A few comments on Raman’s remarks.

“Our recent string of successful prosecutions of corporate executives is worth highlighting.”

As noted in this post from last month regarding a speech Raman delivered in May, the last three times the DOJ has been put to its ultimate burden of proof in FCPA cases, the end results were either acquittals or dismissals, including for prosecutorial misconduct. In the Africa Sting cases, Judge Richard Leon stated as follows.  “This appears to be the end of a long and sad chapter in the annals of white collar criminal enforcement. . . . I for one hope this very long, and I’m sure very expensive, ordeal will be a true learning experience for both the [DOJ] and the FBI as they regroup to investigate and prosecute FCPA cases against individuals in the future.” In the John O’Shea case, Judge Lynn Hughes stated  as follows: ‘‘The problem here is that the principal witness against Mr.
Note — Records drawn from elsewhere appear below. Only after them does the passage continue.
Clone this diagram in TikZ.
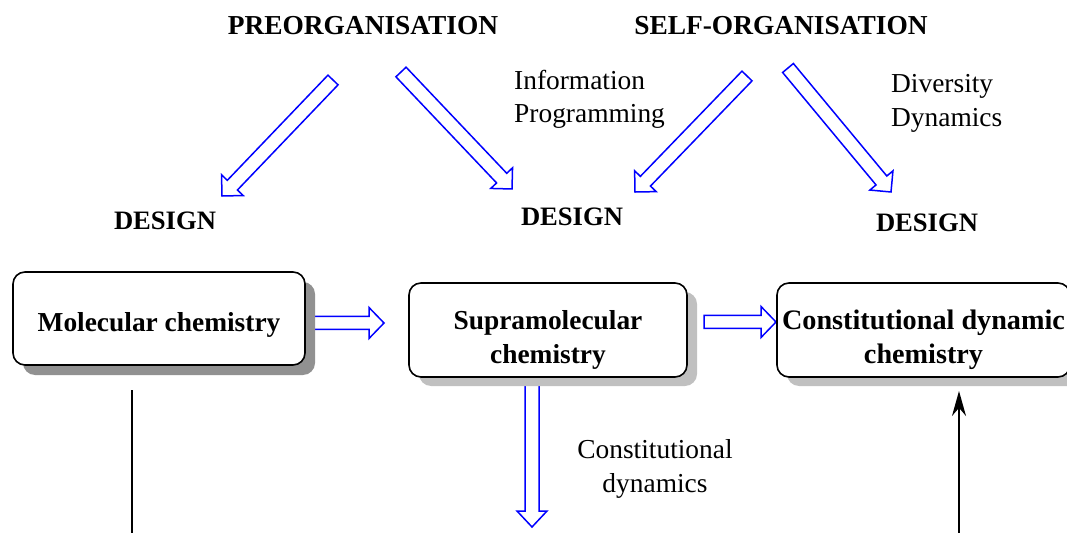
\documentclass[tikz,border=0pt]{standalone}
\usepackage{fontspec}
\setmainfont{Liberation Serif}
\usetikzlibrary{calc,shadows,arrows.meta}
\definecolor{shadowdark}{HTML}{919191}
\definecolor{shadowlight}{HTML}{C0C0C0}
\newcommand\hollowarrow[5]{%
  \path let \p1=($(#2)-(#1)$), \n1={atan2(\y1,\x1)}, \n2={veclen(\x1,\y1)} in
    \pgfextra{\xdef\haAng{\n1}\xdef\haLen{\n2}};
  \draw[hollow, shift={(#1)}, rotate=\haAng]
    (0pt,#3) -- (\haLen-#5,#3) -- (\haLen-#5,#4) -- (\haLen,0pt)
    -- (\haLen-#5,-#4) -- (\haLen-#5,-#3) -- (0pt,-#3) -- cycle;}
\begin{document}
\begin{tikzpicture}[x=1bp,y=-1bp,
  txt/.style={inner sep=0pt, font=\fontsize{27.4bp}{33bp}\selectfont},
  bold/.style={inner sep=0pt, font=\fontsize{27.4bp}{33bp}\selectfont\bfseries},
  chembox/.style={draw=black, line width=1.6bp, rounded corners=12bp, fill=white,
    align=center, inner sep=0pt, font=\fontsize{27.4bp}{34bp}\selectfont\bfseries},
  darkshadow/.style={drop shadow={shadow xshift=10bp, shadow yshift=-10bp, fill=shadowdark, opacity=1}},
  lightshadow/.style={drop shadow={shadow xshift=10bp, shadow yshift=-9bp, fill=shadowlight, opacity=1}},
  hollow/.style={draw=blue, line width=1.5bp, fill=white},
  blackline/.style={draw=black, line width=1.9bp},
]
\useasboundingbox (0,0) rectangle (1067,533);

% hollow arrow end points
\coordinate (a1s) at (333,80);  \coordinate (a1e) at (222,196);
\coordinate (a2s) at (401,72);  \coordinate (a2e) at (512,189);
\coordinate (a3s) at (747,76);  \coordinate (a3e) at (635,192);
\coordinate (a4s) at (788,68);  \coordinate (a4e) at (891,192);
\coordinate (h1s) at (310,323); \coordinate (h1e) at (384,323);
\coordinate (h2s) at (704,322); \coordinate (h2e) at (776,322);
\coordinate (v1s) at (532,380); \coordinate (v1e) at (532,527);

\hollowarrow{a1s}{a1e}{7bp}{15bp}{15bp}
\hollowarrow{a2s}{a2e}{7bp}{15bp}{15bp}
\hollowarrow{a3s}{a3e}{7bp}{15bp}{15bp}
\hollowarrow{a4s}{a4e}{7bp}{15bp}{15bp}
\hollowarrow{h1s}{h1e}{6.5bp}{15.5bp}{15bp}
\hollowarrow{h2s}{h2e}{6.5bp}{15.5bp}{15bp}
\hollowarrow{v1s}{v1e}{7bp}{15bp}{16bp}

% headings
\node[bold, anchor=base] (preorg) at (363,35) {PREORGANISATION};
\node[bold, anchor=base] (selforg) at (781,35) {SELF-ORGANISATION};
\node[txt, anchor=base west, align=left] (info) at (514,123) {Information\\Programming};
\node[txt, anchor=base west, align=left, font=\fontsize{27.4bp}{34bp}\selectfont] (div) at (891,127) {Diversity\\Dynamics};
\node[bold, anchor=base, font=\fontsize{26.6bp}{33bp}\selectfont\bfseries] (d1) at (165,230) {DESIGN};
\node[bold, anchor=base, font=\fontsize{26.6bp}{33bp}\selectfont\bfseries] (d2) at (572,226) {DESIGN};
\node[bold, anchor=base, font=\fontsize{26.6bp}{33bp}\selectfont\bfseries] (d3) at (927,232) {DESIGN};

% boxes
\node[chembox, darkshadow, minimum width=292bp, minimum height=93bp,
      text height=31bp, text depth=6bp] (mol) at (159,318.5) {Molecular chemistry};
\node[chembox, lightshadow, minimum width=278bp, minimum height=94bp,
      text height=74bp, text depth=8bp] (supra) at (548,330) {Supramolecular\\chemistry};
\node[chembox, lightshadow, minimum width=293bp, minimum height=94bp,
      font=\fontsize{28.2bp}{34bp}\selectfont\bfseries,
      text height=74bp, text depth=8bp] (cdc) at (923.5,330) {Constitutional dynamic\\chemistry};

\node[txt, anchor=base, align=center, font=\fontsize{27.4bp}{34bp}\selectfont] (cdyn) at (655,492) {Constitutional\\dynamics};

% black lines
\coordinate (l1a) at (132,390); \coordinate (l1b) at (132,540);
\draw[blackline] (l1a) -- (l1b);
\coordinate (r1a) at (959,540); \coordinate (r1b) at (959,391);
\draw[blackline, -{Stealth[length=25bp,width=14bp]}] (r1a) -- (r1b);
\end{tikzpicture}
\end{document}
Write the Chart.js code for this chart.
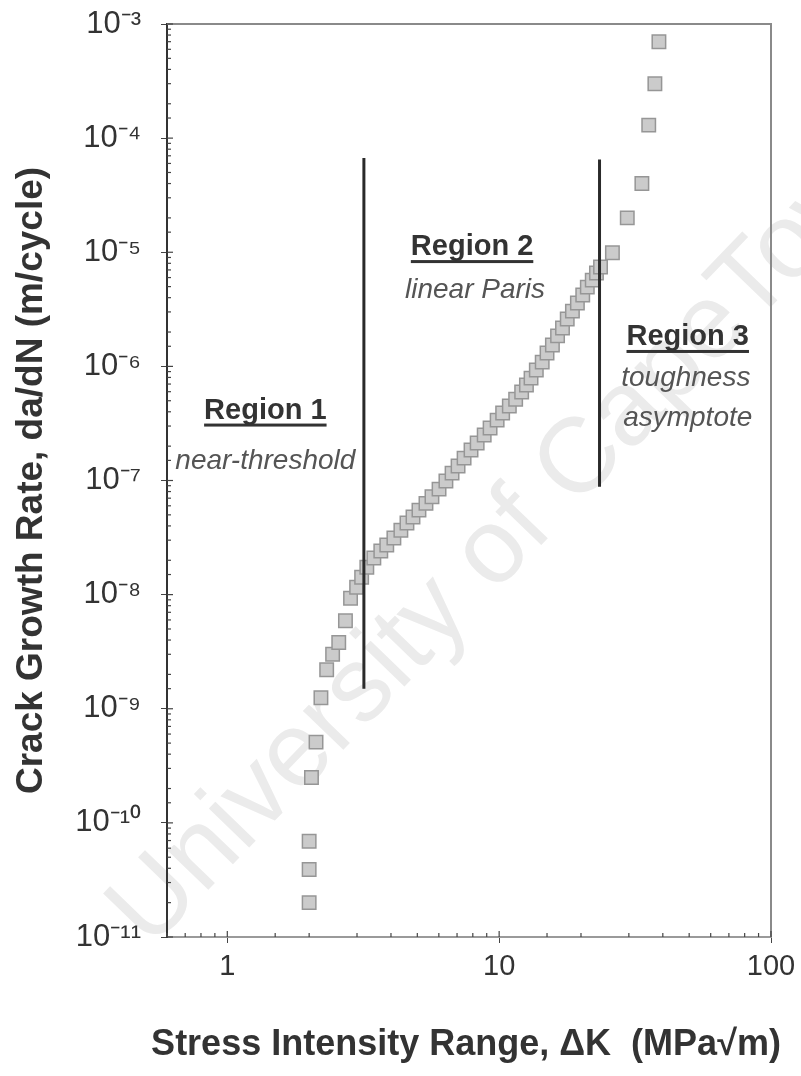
<!DOCTYPE html>
<html>
<head>
<meta charset="utf-8">
<script src="https://cdn.jsdelivr.net/npm/chart.js@4.4.1/dist/chart.umd.min.js"></script>
<style>
  html, body { margin: 0; padding: 0; background: #fff; }
</style>
</head>
<body>
<canvas id="c" width="801" height="1076"></canvas>
<script>
// Stress intensity range ΔK (MPa√m)
const deltaK = [
  2.0, 2.0, 2.0, 2.04, 2.12, 2.21, 2.32, 2.44, 2.57, 2.72, 2.84,
  2.99, 3.12, 3.26, 3.46, 3.67, 3.86, 4.10, 4.35, 4.58, 4.82, 5.07, 5.38, 5.66,
  6.01, 6.37, 6.71, 7.06, 7.43, 7.88, 8.30, 8.81, 9.26, 9.83, 10.3, 10.9, 11.5,
  12.1, 12.6, 13.1, 13.7, 14.4, 15.0, 15.7, 16.4, 17.1, 17.8, 18.6, 19.4, 20.3,
  21.1, 22.0, 22.8, 23.6,
  26.1, 29.6, 33.5, 35.5, 37.4, 38.7
];
// crack growth rate da/dN (m/cycle)
const growthRate = [
  2.0e-11, 3.9e-11, 6.9e-11, 2.5e-10, 5.1e-10, 1.25e-9, 2.2e-9, 3.0e-9, 3.8e-9, 5.9e-9, 9.3e-9,
  1.16e-8, 1.42e-8, 1.74e-8, 2.09e-8, 2.41e-8, 2.72e-8, 3.13e-8, 3.67e-8, 4.24e-8, 4.78e-8, 5.5e-8, 6.3e-8, 7.2e-8,
  8.4e-8, 9.9e-8, 1.16e-7, 1.34e-7, 1.57e-7, 1.85e-7, 2.13e-7, 2.5e-7, 2.88e-7, 3.38e-7, 3.9e-7, 4.49e-7, 5.16e-7,
  5.96e-7, 6.86e-7, 7.89e-7, 9.3e-7, 1.09e-6, 1.31e-6, 1.54e-6, 1.85e-6, 2.17e-6, 2.6e-6, 3.05e-6, 3.59e-6, 4.22e-6,
  4.95e-6, 5.7e-6, 6.57e-6, 7.42e-6,
  9.9e-6, 2.0e-5, 4.0e-5, 1.3e-4, 3.0e-4, 7.0e-4
];

// region boundaries (vertical lines)
const boundaryK = [3.18, 23.4];
const boundaryLow = [1.5e-9, 8.8e-8];
const boundaryHigh = [6.7e-5, 6.5e-5];

// region labels
const regionTitles = ['Region 1', 'Region 2', 'Region 3'];
const regionTitleK = [1.38, 7.95, 49.4];
const regionTitleRate = [4.1e-7, 1.11e-5, 1.81e-6];
const regionNotes = ['near-threshold', 'linear Paris', 'toughness', 'asymptote'];
const regionNoteK = [1.38, 8.15, 48.6, 49.4];
const regionNoteRate = [1.48e-7, 4.67e-6, 7.9e-7, 3.52e-7];

// axis ticks
const xTickValues = [1, 10, 100];
const xTickLabels = ['1', '10', '100'];
const yTickValues = [1e-11, 1e-10, 1e-9, 1e-8, 1e-7, 1e-6, 1e-5, 1e-4, 1e-3];
const yTickLabels = ['10⁻¹¹', '10⁻¹⁰', '10⁻⁹', '10⁻⁸', '10⁻⁷', '10⁻⁶', '10⁻⁵', '10⁻⁴', '10⁻³'];
const xTitle = 'Stress Intensity Range, ΔK  (MPa√m)';
const yTitle = 'Crack Growth Rate, da/dN (m/cycle)';

const FONT = '"Liberation Sans", Arial, sans-serif';

function labelFor(v, values, labels) {
  for (let i = 0; i < values.length; i++) {
    if (Math.abs(Math.log10(v) - Math.log10(values[i])) < 1e-6) return labels[i];
  }
  return '';
}
function isDecade(v) {
  const l = Math.log10(v);
  return Math.abs(l - Math.round(l)) < 1e-6;
}

// light watermark behind everything
const watermark = {
  id: 'watermark',
  beforeDraw(chart) {
    const ctx = chart.ctx;
    ctx.save();
    ctx.translate(150, 950);
    ctx.rotate(-46 * Math.PI / 180);
    ctx.font = '106px ' + FONT;
    ctx.fillStyle = '#ebebeb';
    ctx.textBaseline = 'alphabetic';
    ctx.fillText('University of CapeTown', 0, 0);
    ctx.restore();
  }
};

// frame, inner tick marks, x title and region labels
const extras = {
  id: 'extras',
  afterDraw(chart) {
    const ctx = chart.ctx;
    const a = chart.chartArea;
    const xs = chart.scales.x, ys = chart.scales.y;
    ctx.save();
    ctx.strokeStyle = '#8a8a8a';
    ctx.lineWidth = 2;
    ctx.beginPath();
    ctx.moveTo(a.left, a.top);
    ctx.lineTo(a.right, a.top);
    ctx.lineTo(a.right, a.bottom);
    ctx.stroke();

    // inner ticks
    ctx.strokeStyle = '#444';
    ctx.lineWidth = 1.2;
    ys.ticks.forEach(t => {
      const y = ys.getPixelForValue(t.value);
      const len = isDecade(t.value) ? 6 : 4;
      ctx.beginPath();
      ctx.moveTo(a.left, y);
      ctx.lineTo(a.left + len, y);
      ctx.stroke();
    });
    xs.ticks.forEach(t => {
      const x = xs.getPixelForValue(t.value);
      const len = isDecade(t.value) ? 6 : 4;
      ctx.beginPath();
      ctx.moveTo(x, a.bottom);
      ctx.lineTo(x, a.bottom - len);
      ctx.stroke();
    });

    // x axis title (wider than the plot, so drawn here)
    ctx.textAlign = 'center';
    ctx.textBaseline = 'middle';
    ctx.fillStyle = '#333';
    ctx.font = 'bold 36px ' + FONT;
    ctx.fillText(xTitle, (a.left + a.right) / 2 - 3, xs.bottom - 31);

    // region titles, bold + underlined
    ctx.font = 'bold 29px ' + FONT;
    regionTitles.forEach((txt, i) => {
      const x = xs.getPixelForValue(regionTitleK[i]);
      const y = ys.getPixelForValue(regionTitleRate[i]);
      ctx.fillText(txt, x, y);
      const w = ctx.measureText(txt).width;
      ctx.fillRect(x - w / 2, y + 13, w, 3);
    });
    ctx.font = 'italic 28px ' + FONT;
    ctx.fillStyle = '#555';
    regionNotes.forEach((txt, i) => {
      ctx.fillText(txt, xs.getPixelForValue(regionNoteK[i]), ys.getPixelForValue(regionNoteRate[i]));
    });
    ctx.restore();
  }
};

const lineSets = boundaryK.map((k, i) => ({
  data: [{ x: k, y: boundaryLow[i] }, { x: k, y: boundaryHigh[i] }],
  showLine: true,
  pointRadius: 0,
  borderColor: '#2a2a2a',
  borderWidth: 3
}));

new Chart(document.getElementById('c'), {
  type: 'scatter',
  data: {
    datasets: [
      ...lineSets,
      {
        data: deltaK.map((k, i) => ({ x: k, y: growthRate[i] })),
        pointStyle: 'rect',
        pointRadius: 9.5,
        backgroundColor: '#cbcbcb',
        borderColor: '#969696',
        borderWidth: 1.5
      }
    ]
  },
  options: {
    responsive: false,
    animation: false,
    layout: { padding: { top: 24, right: 30, left: 0, bottom: 0 } },
    plugins: { legend: { display: false }, tooltip: { enabled: false } },
    scales: {
      x: {
        type: 'logarithmic',
        min: 0.6,
        max: 100,
        afterFit(scale) { scale.height = 139; scale.paddingRight = 0; scale.paddingLeft = 0; },
        border: { color: '#9a9a9a', width: 2 },
        grid: {
          drawOnChartArea: false,
          tickLength: 6,
          color: c => (c.tick && isDecade(c.tick.value)) ? '#444' : 'rgba(0,0,0,0)'
        },
        ticks: {
          autoSkip: false,
          maxRotation: 0,
          padding: 7,
          color: '#333',
          font: { family: FONT, size: 29 },
          callback: v => labelFor(v, xTickValues, xTickLabels)
        }
      },
      y: {
        type: 'logarithmic',
        min: 1e-11,
        max: 1e-3,
        afterFit(scale) { scale.width = 167; scale.paddingTop = 0; scale.paddingBottom = 0; },
        border: { color: '#333', width: 2 },
        grid: {
          drawOnChartArea: false,
          tickLength: 6,
          color: c => (c.tick && isDecade(c.tick.value)) ? '#444' : 'rgba(0,0,0,0)'
        },
        ticks: {
          autoSkip: false,
          padding: 20,
          color: '#333',
          font: { family: FONT, size: 31 },
          callback: v => labelFor(v, yTickValues, yTickLabels)
        },
        title: {
          display: true,
          text: yTitle,
          color: '#333',
          font: { family: FONT, size: 37, weight: 'bold' },
          padding: { top: 10, bottom: 0 }
        }
      }
    }
  },
  plugins: [watermark, extras]
});
</script>
</body>
</html>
O’Shea . . . knows almost nothing … [ ] The government should have been prepared before they brought the charges to the Grand Jury. . . . You shouldn’t indict people on stuff you can’t prove.’’ In the Lindsey Manufacturing case, Judge Howard Matz stated as follows.  “The instances of misconduct were so varied and occurred over such a long time that they add up to an unusual and extreme picture of a prosecution gone badly awry.”

” [W]e are now – more than ever – holding individual wrongdoers to account.”

As noted in the prior post from last month, despite several individual enforcement actions in 2013, the fact remains that since 2008 approximately 75% of DOJ FCPA enforcement actions,  have not  (at least yet) resulted in any DOJ charges against company employees.   Moreover, since NPAs and DPAs were first introduced to the FCPA context in 2004, only 6.5% of corporate DOJ FCPA enforcement actions resolved solely with an NPA or DPA have resulted in related criminal charges of company employees.

Raman referenced the OECD peer-review monitoring system. 

As noted in this prior post, the irony of the OECD’s 2010 review of FCPA enforcement was that - while loudly praising the U.S. for its “high level” of enforcement, the OECD review quietly criticized and questioned many of the policies and enforcement theories which yield the “high level” of enforcement.